John Moore – wills and family history
I have posted before about how to find and use wills in family history research.
The 1744 will of John Moore of Kirkbampton is one of those that tells us more than just ‘who got what’.
Disappointing but still useful
I was hoping that John Moore would prove to fit on my family tree. The fact he doesn’t is disappointing, but still useful in that it rules this John out. I don’t want wrong people on my tree!
John Moore of Kirkbampton
I know nothing about this John, and will leave it to others who might be interested to dig into his life further.
What I can tell from his will is that his ‘personal effects’ were worth the equivalent of just over £20,000 in today’s prices – mostly due to money owed to him.
And that he may have had some family issues.
John Moore was a yeoman – farming a freehold estate – so a solid Cumbrian farmer. He seemed, unusally, to specialise in horses. The inventory of his ‘goods, chattlels and credits’ starts with one horse, four mares, and 30 (squiggle!) mares. Then five cows, four young cattle, six little young cattle, and one pig. There are no sheep.
The will was written on May 21, 1744, with John ‘sick in body’. The inventory of his effects is dated May 24, so he must have been on his death bed when he signed it. One of the witnesses to the will was a William Stordy. The others were Richard Moore (has to be a relation) and Robert Bowman.
‘My only daughter’
The will starts by naming his daughter Mary Moore. By the time the will was proved, on June 16, she had married a John Sturdy (a relation of William?).
John Moore leaves Mary all his freehold property in the parish of Kirkbampton, along with his freehold enclosures of meadow at Thurstonfield, and every other bit of land he has anywhere.

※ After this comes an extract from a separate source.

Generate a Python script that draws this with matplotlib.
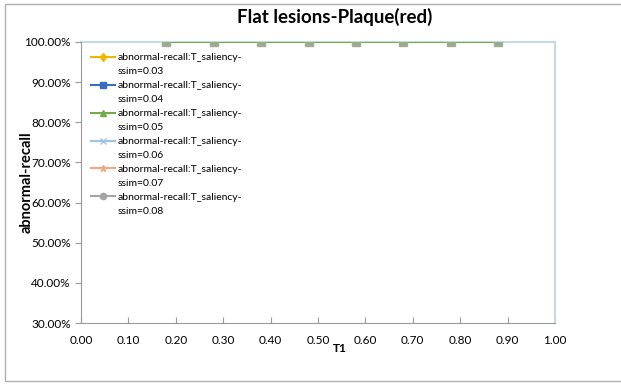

He leaves all his goods, chattels, (almost all his) cattle, bills, bonds, mortgages, money and everything else he owns to be equally divided between Mary and her mother, his ‘dearly beloved wife Ruth’.
I say ‘almost all,’ because he leaves his son John ‘one yearling cow and one speckled heiffer’.
That’s just two of his 15 cattle – and nothing else.
Alas, poor John
Son John has to be over-21, or it would say otherwise. Under the conventions of the times, you’d expect him to be ‘son and heir’. For John junior to take over running his father’s farm, even if he had his own property. And as we can guess Mary was in her 20s in 1744, and her brother of a similar age, that doesn’t seem likely.
Meanwhile it is surely unlikely that Mary became engaged and married out of the blue between May 21 and June 16. The only marriage I can find for a Mary Moor(e) to a John Sturdy is actually dated August 1743. Either the will should have said Mary Sturdy, or she was surely engaged to be married by the time it was written.
In other words, Mary had either a husband or a fiancé to provide for her after her father’s death.
Even if she had been in need of support from dad, the usual form is for the son and heir to be required to take care of his sister, or at least for the estate to be divided between them.
Why son John only got two cattle, we can only wonder. Along with three other questions: was son John living at home? What became of him? And if he didn’t have land of his own, what did he do with the calf and heiffer?!